# Microsoft Office Application Help - Excel Help forum > Excel Programming / VBA / Macros >  > [SOLVED] Undoing a macro

## MissyLovesExcel

Once a macro is run, can you "undo" it? Or, is there a second macro that will
reverse any previous macro just run?

----------


## Niek Otten

No, You'll have to take care of that yourself

--
Kind regards,

Niek Otten

"MissyLovesExcel" <MissyLovesExcel@discussions.microsoft.com> wrote in
message news:41AE8C27-C02F-456E-8CF9-47BC5893BDC1@microsoft.com...
> Once a macro is run, can you "undo" it? Or, is there a second macro that
> will
> reverse any previous macro just run?

----------


## Norman Jones

Hi Missy,

See John Walkenbach's  Undo notes at:

http://www.j-walk.com/ss/excel/tips/tip23.htm

---
Regards,
Norman



"MissyLovesExcel" <MissyLovesExcel@discussions.microsoft.com> wrote in
message news:41AE8C27-C02F-456E-8CF9-47BC5893BDC1@microsoft.com...
> Once a macro is run, can you "undo" it? Or, is there a second macro that
> will
> reverse any previous macro just run?

----------


## Jim Thomlinson

Nope. There is no Back button. Run is run and deleted is gone. You could
write something to reverse some actions but some actions are permanent. Be
very careful what you write and prompt for any action that can not be undone.
The undo button is also unavailable after the macro is run. You can use
application.undo while a macro is running to undo the last action the last
action performed.
--
HTH...

Jim Thomlinson


"MissyLovesExcel" wrote:

> Once a macro is run, can you "undo" it? Or, is there a second macro that will
> reverse any previous macro just run?

----------


## GregR

Missy, you can't undo a macro, but you can revert the file to the state
it was before the macro was run with this code:
Sub RevertFile()

wkname = ActiveWorkbook.path & "\" & ActiveWorkbook.Name
ActiveWorkbook.Close Savechanges:=False

Workbooks.Open FileName:=wkname

End Sub

HTH

Greg

----------


## Ed

That would seem to fall apart if the macro contained a Save command.  And
really it's no different than saving the file just before you run your
macro, then closing without saving changes if you don't like the results.

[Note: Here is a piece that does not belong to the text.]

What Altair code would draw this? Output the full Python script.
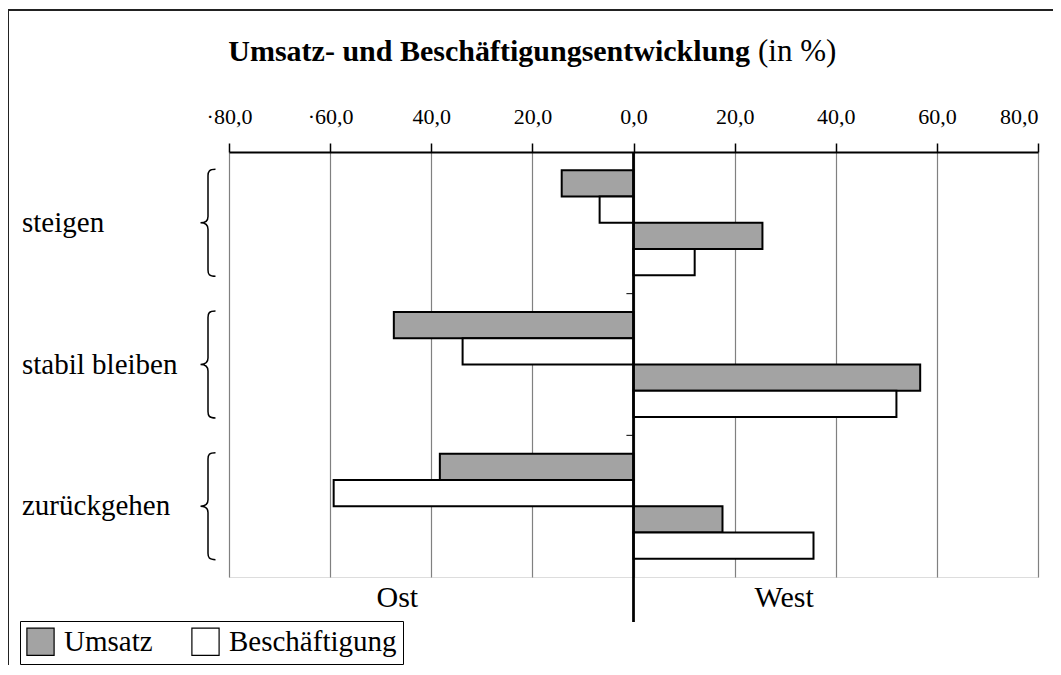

"GregR" <gregrivet@gmail.com> wrote in message
news:1133888422.012728.58540@g14g2000cwa.googlegroups.com...
> Missy, you can't undo a macro, but you can revert the file to the state
> it was before the macro was run with this code:
> Sub RevertFile()
>
> wkname = ActiveWorkbook.path & "\" & ActiveWorkbook.Name
> ActiveWorkbook.Close Savechanges:=False
>
> Workbooks.Open FileName:=wkname
>
> End Sub
>
> HTH
>
> Greg
>

----------


## GregR

Ed, you are absolutely right, but if it doesn't contain a save command,
it is an alternative to recover the file.

Greg

----------


## Harald Staff

Hi Greg

You are assuming that the macro is simply doing things to 'the' file. A
single macro can delete gigs of files from a hard drive, mess up the
registry, refurnish the desktop, corrupt a few databases, email lots of
nigerian spam, you name it. The undo buffer would have to be infinite, so no
one could afford to create it.

Best wishes Harald

"GregR" <gregrivet@gmail.com> skrev i melding
news:1133897222.828025.290760@g49g2000cwa.googlegroups.com...
> Ed, you are absolutely right, but if it doesn't contain a save command,
> it is an alternative to recover the file.
>
> Greg
>

----------


## GregR

Harald, I absolutely agree, and if any of the concerns expressed by
Harald or Ed pertain to your situation my solution will not work. I am
just trying to express a solution to a simple macro that only acts on
the active file and does not contain a save command. HTH

Greg

----------


## ricohflex

> Missy, you can't undo a macro, but you can revert the file to the state
> it was before the macro was run with this code:
> Sub RevertFile()
> 
> wkname = ActiveWorkbook.path & "\" & ActiveWorkbook.Name
> ActiveWorkbook.Close Savechanges:=False
> 
> Workbooks.Open FileName:=wkname
> 
> ...



I registered for this forum - just to be able to say a big Thank You to GregR. 
Although others have critiqued the VBA code by saying that it only works if you had not saved the Excel file after you executed the macro (that you now want to undo). I thought that was obvious to seasoned PC users. 
It does not detract from the usefulness of GregR's contribution. 
I used his VBA code, saved it, assigned it to a custom button on the Excel toolbar and pasted an icon picture of a reversing rounded arrow.
It works very well. 
I was looking for a way to Undo a macro used to sort an Excel range. 
This is it.

----------